May all individuals find sustained health, happiness, and wholeness.
May I assist all individuals in gaining freedom from suffering.
May I assist all individuals in finding health, happiness, and wholeness.
I really enjoyed this week’s Loving Kindness exercise. At first I was like “wow really how is this going to help me” but after reading through it a couple of times I actually felt pretty good. The thought of first helping myself gain freedom from all of my suffering and then finding health, happiness, and wholeness I think is incredibly important. You can only help others if you first help yourself. After you have gained peace within yourself you can begin helping others. I love the idea of helping others find health and happiness. I try and do this with my family now and it is very rewarding. Now I need to think outside the box and get out of my comfort zone and begin to help people that I don’t know as well.

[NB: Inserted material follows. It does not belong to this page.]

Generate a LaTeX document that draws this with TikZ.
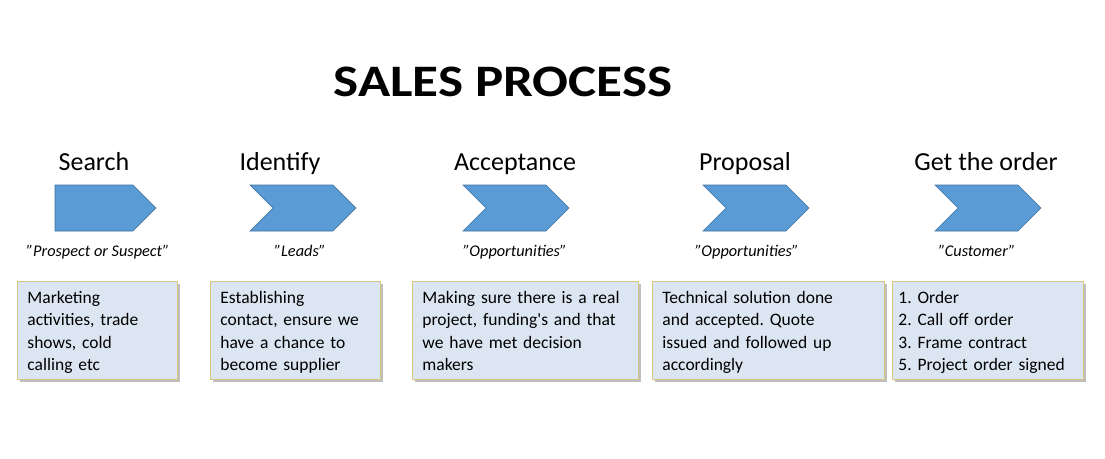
\documentclass[tikz,border=0pt]{standalone}
\usepackage{fontspec}
\setmainfont{Carlito}
\usetikzlibrary{shadows}
\frenchspacing
\definecolor{chevfill}{HTML}{5B9BD5}
\definecolor{chevline}{HTML}{41719C}
\definecolor{boxfill}{HTML}{DCE6F2}
\definecolor{boxline}{HTML}{D9C67E}
\newcommand{\topstrut}{\rule{0pt}{19.6pt}}
\newcommand{\botstrut}{\rule[-6.7pt]{0pt}{6.7pt}}
\tikzset{
  chevshape/.style={fill=chevfill, draw=chevline, line width=0.6pt, line join=miter},
  heading/.style={anchor=base, inner sep=0pt, font=\fontsize{26}{30}\selectfont},
  subtitle/.style={anchor=base, inner sep=0pt, font=\fontsize{16.3}{19}\selectfont\itshape},
  infobox/.style={anchor=north west, fill=boxfill, draw=boxline, line width=0.9pt,
    minimum height=98pt, inner xsep=10pt, inner ysep=0pt, align=left,
    font=\fontsize{17.5}{22.3}\selectfont,
    drop shadow={shadow xshift=2.5pt, shadow yshift=-2.5pt, fill=black, opacity=0.25}},
}
\begin{document}
\begin{tikzpicture}[x=1pt,y=-1pt]
\useasboundingbox[fill=white] (0,0) rectangle (1105,458);
% title
\node[anchor=base, inner sep=0pt, font=\fontsize{45}{50}\selectfont\bfseries] (title) at (503,96) {\scalebox{1.18}[1]{SALES PROCESS}};
% headings
\node[heading] (h1) at (94,170) {Search};
\node[heading] (h2) at (280,170) {Identify};
\node[heading] (h3) at (515,170) {Acceptance};
\node[heading] (h4) at (745,170) {Proposal};
\node[heading] (h5) at (986,170) {Get the order};
% chevrons
\draw[chevshape] (55,185) -- (133,185) -- (156,208) -- (133,231) -- (55,231) -- cycle;
\foreach \L in {250,463,703,935}{
  \draw[chevshape] (\L,185) -- ({\L+83},185) -- ({\L+106},208) -- ({\L+83},231) -- (\L,231) -- ({\L+23},208) -- cycle;
}
% subtitles
\node[subtitle] (s1) at (98,256) {"Prospect or Suspect"};
\node[subtitle] (s2) at (300,256) {"Leads"};
\node[subtitle] (s3) at (515,256) {"Opportunities"};
\node[subtitle] (s4) at (747,256) {"Opportunities"};
\node[subtitle] (s5) at (977,256) {"Customer"};
% boxes
\node[infobox, minimum width=160pt, text width=140pt] (b1) at (17,281)
  {\topstrut Marketing\\activities, trade\\shows, cold\\calling etc\botstrut};
\node[infobox, minimum width=170pt, text width=150pt] (b2) at (210,281)
  {\topstrut Establishing\\contact, ensure we\\have a chance to\\become supplier\botstrut};
\node[infobox, minimum width=226pt, text width=206pt] (b3) at (412,281)
  {\topstrut Making sure there is a real\\project, funding\textquotesingle s and that\\we have met decision\\makers\botstrut};
\node[infobox, minimum width=232pt, text width=212pt] (b4) at (652,281)
  {\topstrut Technical solution done\\and accepted. Quote\\issued and followed up\\accordingly\botstrut};
\node[infobox, minimum width=191pt, text width=179pt, inner xsep=6pt] (b5) at (892,281)
  {\topstrut 1. Order\\2. Call off order\\3. Frame contract\\5. Project order signed\botstrut};
\end{tikzpicture}
\end{document}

While reading over the integral health assessment I could help thinking that I was lacking in several areas. My biological being is ok I guess. I eat fairly healthy, exercise from time to time, but I never take the time to really focus on my body as a whole. The interpersonal aspect has always been an issue for me. I tend to shy away from human interaction on a personal level because I am shy and pretty introverted. I may seem friendly and outgoing on the outside (after all I do work in customer service) but on the inside I am still a scared little girl afraid of rejection. I love my close family which makes up my husband, father, aunt, and cousin but other than that I have no close relationships. I don’t take the time to develop relationships into something more meaningful. This is something I really need to work on. I love people but they seem to make me a little uncomfortable unless in a work related setting. My worldly aspect is definitely not a top priority for me right now because I have so much on my plate within the here and now. This is something that will develop when I begin my career as an epidemiologist because I will need to concern myself with what is happening in the realm of diseases around the world. Psychospiritual is another area that I do not take enough time on. I never seem to find the spare time to take a minute and concentrate on what is going on internally. I would love to practice yoga but unfortunately I rarely have the time to squeeze it in. I am trying to find a way to rearrange my schedule a bit so I can take a little “me time”. This is something that will take some getting used to because nurturing my spirit had never seemed like a priority until I began learning how important it is for overall health and wellbeing.